At the beginning of the story, the opening paragraph, what should it be like? For me, I thought it would have to include words that would hook you and make your stomach turn. At least, that's what I was told. In my novel that I am writing now, that I just got a start on today, I want the opening paragraph to be one that someone can be like 'whoa, I need to keep reading'. Does anybody have any tips or pointers for me that could make an opening to a book more interesting?
I try to always open my books with an event..usually a triggering event that somehow ties in with my story. But if you have no real triggering point that is appropriate to starting a story, then what I suggest is that you introduce your main character in some fashion that gives the reader a sense of wanting to know more about that person. Characters drive a story and even the most mundane of events can be interesting if told in an interesting and easily visualized manner.
The prologue that I have posted in the Novel section has something to do with a very big plot point in later events that will be revealed, but since I'm not going to be posting the entire novel on here, I can't really give it away. But what I'm trying to say is that IF you do have a prologue or an opener sentence, is it imparative that you have it so the first sentence is a big hook to the reader to encourage them to keep reading?
I normally start with a mood and transition from that into a character introduction. I try to make the mood(s) of the story apparant from the get go, but I also throw other moods in the mix as to keep the story from being repetitive.

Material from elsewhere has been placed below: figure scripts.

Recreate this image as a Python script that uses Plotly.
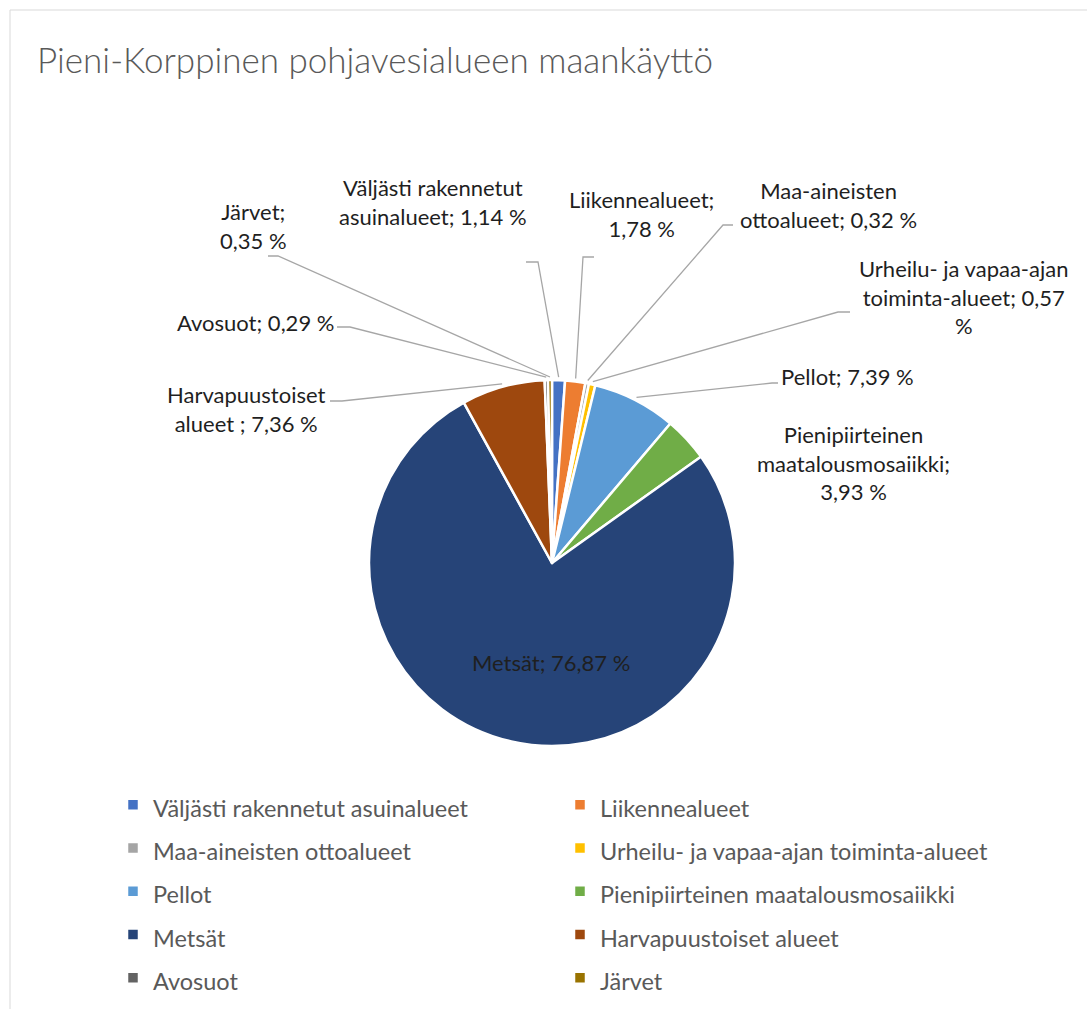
import plotly.graph_objects as go
import math

# ---- data ----
categories = [
    "Väljästi rakennetut asuinalueet",
    "Liikennealueet",
    "Maa-aineisten ottoalueet",
    "Urheilu- ja vapaa-ajan toiminta-alueet",
    "Pellot",
    "Pienipiirteinen maatalousmosaiikki",
    "Metsät",
    "Harvapuustoiset alueet",
    "Avosuot",
    "Järvet",
]
shares = [1.14, 1.78, 0.32, 0.57, 7.39, 3.93, 76.87, 7.36, 0.29, 0.35]
colors = ["#4472C4", "#ED7D31", "#A5A5A5", "#FFC000", "#5B9BD5",
          "#70AD47", "#264478", "#9E480E", "#636363", "#997300"]
# how each data label is broken into lines ({v} = value text)
label_formats = [
    "Väljästi rakennetut<br>asuinalueet; {v}",
    "Liikennealueet;<br>{v}",
    "Maa-aineisten<br>ottoalueet; {v}",
    "Urheilu- ja vapaa-ajan<br>toiminta-alueet; {v_num}<br>%",
    "Pellot; {v}",
    "Pienipiirteinen<br>maatalousmosaiikki;<br>{v}",
    "Metsät; {v}",
    "Harvapuustoiset<br>alueet ; {v}",
    "Avosuot; {v}",
    "Järvet;<br>{v}",
]
title_text = "Pieni-Korppinen pohjavesialueen maankäyttö"

# ---- layout constants (pixels) ----
W, H = 1087, 1009
CX, CY, R = 552, 563, 183
FONT = "Lato, 'Open Sans', sans-serif"

# label centre positions and leader stubs (start, elbow) in px; None = no leader
label_pos = [
    (433, 202), (641, 214), (828, 205), (963, 297), (847, 376),
    (853, 463), (551, 662), (246, 409), (255, 322), (253, 226),
]
leader_stub = [
    ((526, 262), (538, 262)),
    ((594, 257), (583, 257)),
    ((733, 225), (723, 225)),
    ((850, 312), (838, 312)),
    ((778, 383), (772, 383)),
    None, None,
    ((330, 401), (342, 401)),
    ((337, 327), (350, 327)),
    ((268, 256), (278, 256)),
]

def px(x):
    return x / W

def py(y):
    return 1 - y / H

fig = go.Figure()
fig.add_trace(go.Pie(
    labels=[f"<span style='font-size:23.5px'>{c}</span>" for c in categories],
    values=shares,
    sort=False,
    direction="clockwise",
    rotation=0,
    textinfo="none",
    hoverinfo="label+percent",
    marker=dict(colors=colors, line=dict(color="white", width=2.5)),
    domain=dict(x=[px(CX - R), px(CX + R)], y=[py(CY + R), py(CY - R)]),
))

annotations = []
shapes = []
total = sum(shares)
cum = 0.0
for i, (name, v) in enumerate(zip(categories, shares)):
    mid = (cum + v / 2) / total * 2 * math.pi
    cum += v
    vtxt = f"{v:.2f}".replace(".", ",")
    text = label_formats[i].format(v=vtxt + " %", v_num=vtxt)
    lx, ly = label_pos[i]
    annotations.append(dict(
        x=px(lx), y=py(ly), xref="paper", yref="paper", text=text,
        showarrow=False, xanchor="center", yanchor="middle", align="center",
        font=dict(family=FONT, size=22, color="#1f1f1f"),
    ))
    if leader_stub[i] is not None:
        (sx, sy), (ex, ey) = leader_stub[i]
        tx = CX + (R + 3) * math.sin(mid)
        ty = CY - (R + 3) * math.cos(mid)
        shapes.append(dict(
            type="path", xref="paper", yref="paper",
            path=f"M{px(sx)},{py(sy)} L{px(ex)},{py(ey)} L{px(tx)},{py(ty)}",
            line=dict(color="#A6A6A6", width=1.3),
        ))

# outer chart border
shapes.append(dict(type="rect", xref="paper", yref="paper",
                   x0=px(10), y0=-0.05, x1=1.05, y1=py(10),
                   line=dict(color="#D9D9D9", width=1), fillcolor="rgba(0,0,0,0)"))

annotations.append(dict(
    x=px(35), y=py(59), xref="paper", yref="paper", text=title_text,
    showarrow=False, xanchor="left", yanchor="middle",
    font=dict(family=FONT, size=35, color="#595959", weight=300),
))

fig.update_layout(
    width=W, height=H,
    margin=dict(l=0, r=0, t=0, b=0),
    paper_bgcolor="white", plot_bgcolor="white",
    font=dict(family=FONT),
    annotations=annotations,
    shapes=shapes,
    showlegend=True,
    legend=dict(
        orientation="h", x=px(113), y=py(778), xanchor="left", yanchor="top",
        font=dict(family=FONT, size=31, color="#595959"),
        entrywidth=402, entrywidthmode="pixels",
        bgcolor="rgba(0,0,0,0)",
    ),
)

fig.write_html("out.html", config={"displayModeBar": False},
               post_script="document.body.style.margin='0';document.body.style.overflow='hidden';")
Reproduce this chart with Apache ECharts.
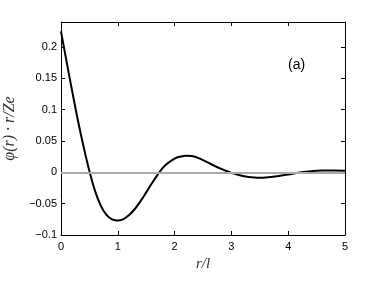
<!DOCTYPE html>
<html><head><meta charset="utf-8">
<script src="https://cdn.jsdelivr.net/npm/echarts@6/dist/echarts.min.js"></script>
<style>html,body{margin:0;padding:0;background:#fff}#c{width:382px;height:287px}</style>
</head><body><div id="c"></div>
<script>
var rValues = [0, 0.1, 0.2, 0.3, 0.4, 0.5, 0.6, 0.7, 0.8, 0.9, 1.0, 1.1, 1.2, 1.3, 1.4, 1.5, 1.6, 1.7, 1.8, 1.9, 2.0, 2.1, 2.2, 2.3, 2.4, 2.5, 2.6, 2.7, 2.8, 2.9, 3.0, 3.1, 3.2, 3.3, 3.4, 3.5, 3.6, 3.8, 4.0, 4.2, 4.4, 4.6, 4.8, 5.0];
var phiValues = [0.225, 0.176, 0.128, 0.082, 0.040, 0.002, -0.030, -0.053, -0.068, -0.075, -0.077, -0.0745, -0.068, -0.0585, -0.046, -0.032, -0.0175, -0.004, 0.008, 0.016, 0.022, 0.025, 0.0265, 0.026, 0.0235, 0.0195, 0.015, 0.0105, 0.0063, 0.0025, -0.0008, -0.0035, -0.0057, -0.0073, -0.0082, -0.0085, -0.0082, -0.0062, -0.0033, -0.0003, 0.0018, 0.0028, 0.003, 0.0026];
var xTicks = [0, 1, 2, 3, 4, 5];
var yTicks = [-0.1, -0.05, 0, 0.05, 0.1, 0.15, 0.2];

var data = rValues.map(function (r, i) { return [r, phiValues[i]]; });
var fmt = function (v) {
  var s = String(Math.round(v * 1000) / 1000);
  return s.replace('-', '\u2212');
};
var labelFont = { fontFamily: 'Liberation Sans, Arial, sans-serif', fontSize: 11, color: '#000' };
var chart = echarts.init(document.getElementById('c'), null, { renderer: 'canvas' });
chart.setOption({
  animation: false,
  grid: { left: 61, top: 22, right: 37, bottom: 52, containLabel: false, outerBoundsMode: 'none' },
  xAxis: [{
    type: 'value', min: xTicks[0], max: xTicks[xTicks.length - 1], interval: 1,
    name: 'r/l', nameLocation: 'middle', nameGap: 22,
    nameTextStyle: { fontFamily: 'Liberation Serif, DejaVu Serif, serif', fontStyle: 'italic', fontSize: 15, color: '#333' },
    axisLine: { show: true, onZero: false, lineStyle: { color: '#000', width: 1 } },
    axisTick: { show: true, inside: true, length: 4, lineStyle: { color: '#000' } },
    axisLabel: Object.assign({ margin: 6, formatter: fmt }, labelFont),
    splitLine: { show: false }
  }, {
    type: 'value', min: xTicks[0], max: xTicks[xTicks.length - 1], interval: 1, position: 'top',
    axisLine: { show: true, onZero: false, lineStyle: { color: '#000', width: 1 } },
    axisTick: { show: true, inside: true, length: 4, lineStyle: { color: '#000' } },
    axisLabel: { show: false }, splitLine: { show: false }
  }],
  yAxis: [{
    type: 'value', min: yTicks[0], max: 0.24, interval: 0.05,
    name: '\u03c6(r) \u00b7 r/Ze', nameLocation: 'middle', nameGap: 43, nameRotate: 90,
    nameTextStyle: { fontFamily: 'Liberation Serif, DejaVu Serif, serif', fontStyle: 'italic', fontSize: 16, color: '#333' },
    axisLine: { show: true, onZero: false, lineStyle: { color: '#000', width: 1 } },
    axisTick: { show: true, inside: true, length: 4, lineStyle: { color: '#000' } },
    axisLabel: Object.assign({ margin: 4, formatter: fmt, showMaxLabel: false }, labelFont),
    splitLine: { show: false }
  }, {
    type: 'value', min: yTicks[0], max: 0.24, interval: 0.05, position: 'right',
    axisLine: { show: true, onZero: false, lineStyle: { color: '#000', width: 1 } },
    axisTick: { show: true, inside: true, length: 4, lineStyle: { color: '#000' } },
    axisLabel: { show: false }, splitLine: { show: false }
  }],
  series: [{
    type: 'line', data: data, smooth: 0.4, showSymbol: false,
    lineStyle: { color: '#000', width: 2 },
    markLine: {
      silent: true, symbol: 'none', label: { show: false },
      lineStyle: { color: '#aaaaaa', width: 2, type: 'solid' },
      data: [{ yAxis: 0 }]
    },
    z: 3
  }],
  graphic: [{
    type: 'text', left: 288, top: 58,
    style: { text: '(a)', font: '14px "Liberation Sans", Arial, sans-serif', fill: '#000' }
  }]
});
</script>
</body></html>
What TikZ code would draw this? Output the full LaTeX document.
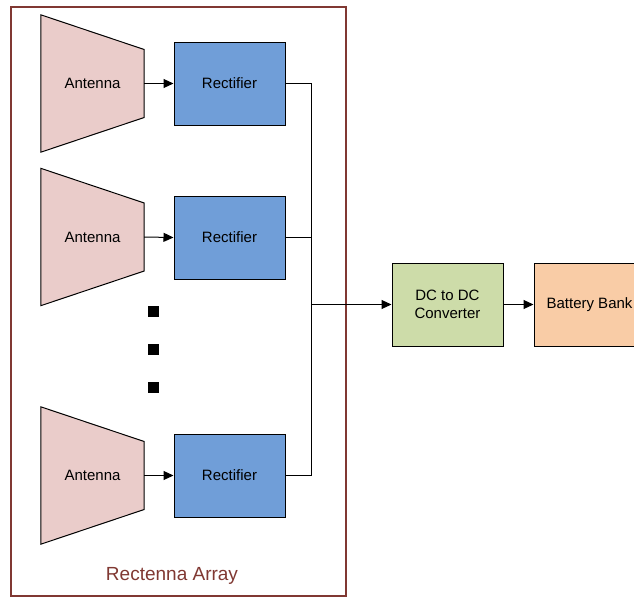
\documentclass[tikz,border=0pt]{standalone}
\usepackage{fontspec}
\setmainfont{Liberation Sans}
\usetikzlibrary{arrows.meta}
\definecolor{framec}{RGB}{128,56,50}
\definecolor{antc}{RGB}{234,204,202}
\definecolor{rectc}{RGB}{112,158,216}
\definecolor{dcc}{RGB}{205,220,169}
\definecolor{batc}{RGB}{249,204,166}
\tikzset{
  box/.style={draw=black, line width=1pt, minimum width=111pt, minimum height=83pt, inner sep=0pt, align=center, font=\fontsize{15pt}{17.5pt}\selectfont},
  antbox/.style={minimum width=103pt, minimum height=137pt, inner sep=0pt, font=\fontsize{15pt}{17.5pt}\selectfont},
  conn/.style={draw=black, line width=1pt},
  arr/.style={conn, -{Triangle[length=10pt,width=9pt]}},
  dot/.style={fill=black, minimum size=11pt, inner sep=0pt}
}
\begin{document}
\begin{tikzpicture}[x=1pt,y=-1pt]
\useasboundingbox (0,0) rectangle (634,597);
\clip (0,0) rectangle (634,597);
% frame
\node[draw=framec, line width=2pt, minimum width=334.5pt, minimum height=588.5pt, inner sep=0pt] (frame) at (178.25,301.25) {};
\node[text=framec, font=\fontsize{19pt}{22pt}\selectfont] (lbl) at (172,576) {Rectenna Array};
% antennas
\foreach \n/\y in {1/83.5, 2/237, 3/475.5}{
  \node[antbox] (a\n) at (92.5,\y) {};
  \fill[antc] (a\n.north west) -- ([yshift=34pt]a\n.east) -- ([yshift=-34pt]a\n.east) -- (a\n.south west) -- cycle;
  \draw[line width=1pt] (a\n.north west) -- ([yshift=34pt]a\n.east) -- ([yshift=-34pt]a\n.east) -- (a\n.south west) -- cycle;
  \node[antbox] at (a\n) {Antenna};
}
% rectifiers
\node[box, fill=rectc] (r1) at (229.5,83.5) {Rectifier};
\node[box, fill=rectc] (r2) at (229.5,237.5) {Rectifier};
\node[box, fill=rectc] (r3) at (229.5,475.5) {Rectifier};
\draw[arr] (a1.east) -- (r1.west);
\draw[arr] (a2.east) -- (r2.west);
\draw[arr] (a3.east) -- (r3.west);
% dots
\node[dot] (d1) at (153.5,311) {};
\node[dot] (d2) at (153.5,349) {};
\node[dot] (d3) at (153.5,387) {};
% bus
\coordinate (bus) at (311,304.5);
\draw[conn] (r1.east) -| (bus);
\draw[conn] (r2.east) -| (bus);
\draw[conn] (r3.east) -| (bus);
% converter and battery
\node[box, fill=dcc] (dc) at (447.5,304.5) {DC to DC\\Converter};
\node[box, fill=batc] (bat) at (589.5,304.5) {Battery Bank};
\draw[arr] (bus) -- (dc.west);
\draw[arr] (dc.east) -- (bat.west);
\end{tikzpicture}
\end{document}
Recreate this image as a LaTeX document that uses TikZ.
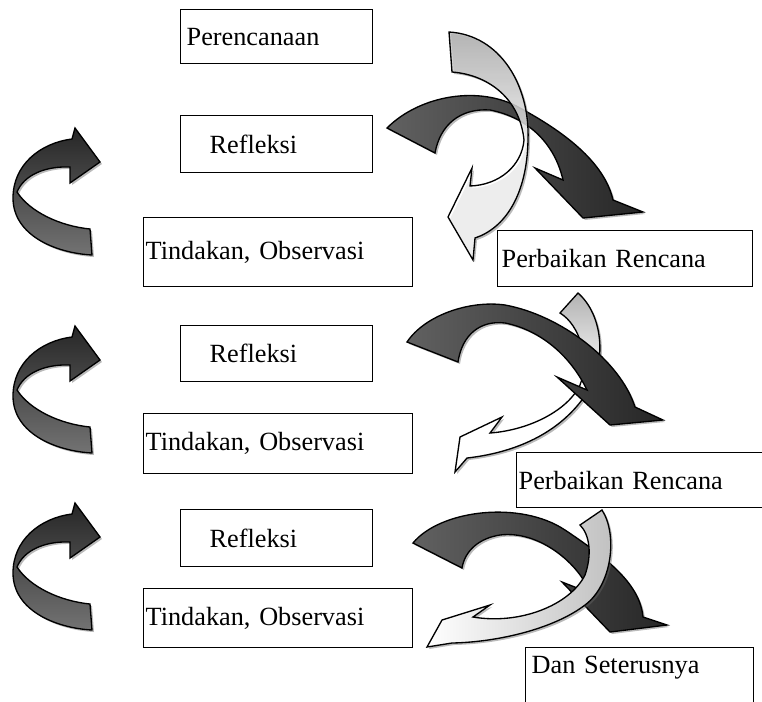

I dont think its so important to have that STELLAR first sentence. The one that just reaches out and grabs you by the throat..I mean by all means its nice to have that..but i rarely put down a book because the first sentence isnt an award winner. HOWEVER, if something in that first paragraph doesnt really catch my eye..I generally wont pick it up again.
Yeah, it's funny 'cause I've also been told to make my openers sound gripping or serious so it grab's the reader's attention, but I'm not like that. If I read a starting sentence around the likes of: "Mary sat on a deteriorating dock and looked out to her favorite lake in the whole world." I wouldn't be like, "hmm, you know what, I really don't like that deck, so this book goes back." Actually I don't read much modern novels, they're all murder/suspense. Usually I don't even flip to the first page, I just flip it over and read the back and if it hints towards suspense/thriller/murder/mystery I put it back on the shelf. Heh. Actually the best opener I've ever read was in a book called "Choke" by Chuck somethingorother (the author of Fight Club) The first page or two is him telling you not to read his book. Nothing good will come to you from reading this book, he says. Go do something more important with your time. Anything at all. Anything would be better than reading this story. Ha-ha. Great stuff
I agree that the first sentence doesn't need to be used as the "hook", only as a building block to the opening paragraph. In fact, how many truly great first sentences are there? I really like Anton Chekhov's The Lady With the Little Dog's opener ("People said that there was a new arrival on the Promenade: a lady with a little dog"), because it hints at the protagonist hunting for flesh blood, but this only becomes apparant once you're fully into the story. So I think trying to write the best possible opening paragraph is the better way to go. But the best first sentence I've come across is from Franz Kafka's The Metamorphosis: "As Grega Samsa awoke one morning from uneasy dreams he found himself transformed in his bed into a gigantic insect." That's just perfect. It has everything: setting, character, mood, theme, genre, intrigue. If only I could write an opener like that!
Okay, I get what all of you are saying and all of you have different opinions on this, but my main worry is the opening sentence in the novel I am writing. Here's my opening paragraph: Within the dead of night, one foul whisper echoed off the trees and fell into silence, signaling an end to peace. The night’s dark blanket covered the sky, casting an evil look down upon the land of Garedia. There were no stars twinkling, no chirps of crickets—not even the hoots of the owls. That's the opener paragraph to my novel.
OK i read your other thread with you opening in it. This is the edit I would do on it. You have some issues with sentence structure and so on..BUT its a great start and an eye catching opener. heres the edit..take a look at it..and compare it to what you had. What you had wasnt bad, it was just a bit wordy and repetitive. "The night’s dark blanket covered the sky, casting a dark shadow upon the land of Garedia. There were no stars twinkling, no chirps of locusts—not even the hoots of the owls. The secrecy of the night meant a malignant omen was coming to pass. Ice cold rain poured from the black clouds, pelting the leaves of the forest trees and flowing to the grass below where it disappeared into the soil. Amidst the constant downpour was the thunderous sound of stampeding horses, their hooves slapping against the sodden earth. Within the darkness, one foul whisper echoed off the trees and fell into silence, signaling an end to peace. "
I know this isn't what you're looking for but I just want to point out this issue with structure. You wrote: There were no stars twinkling, no chirps of locusts—not even the hoots of the owls. But structurally, it would be cleaner to write: There were no stars twinkling, no locusts chirping --not even a single owl hooting. You went from an active voice to a passive voice and that doesn't read well.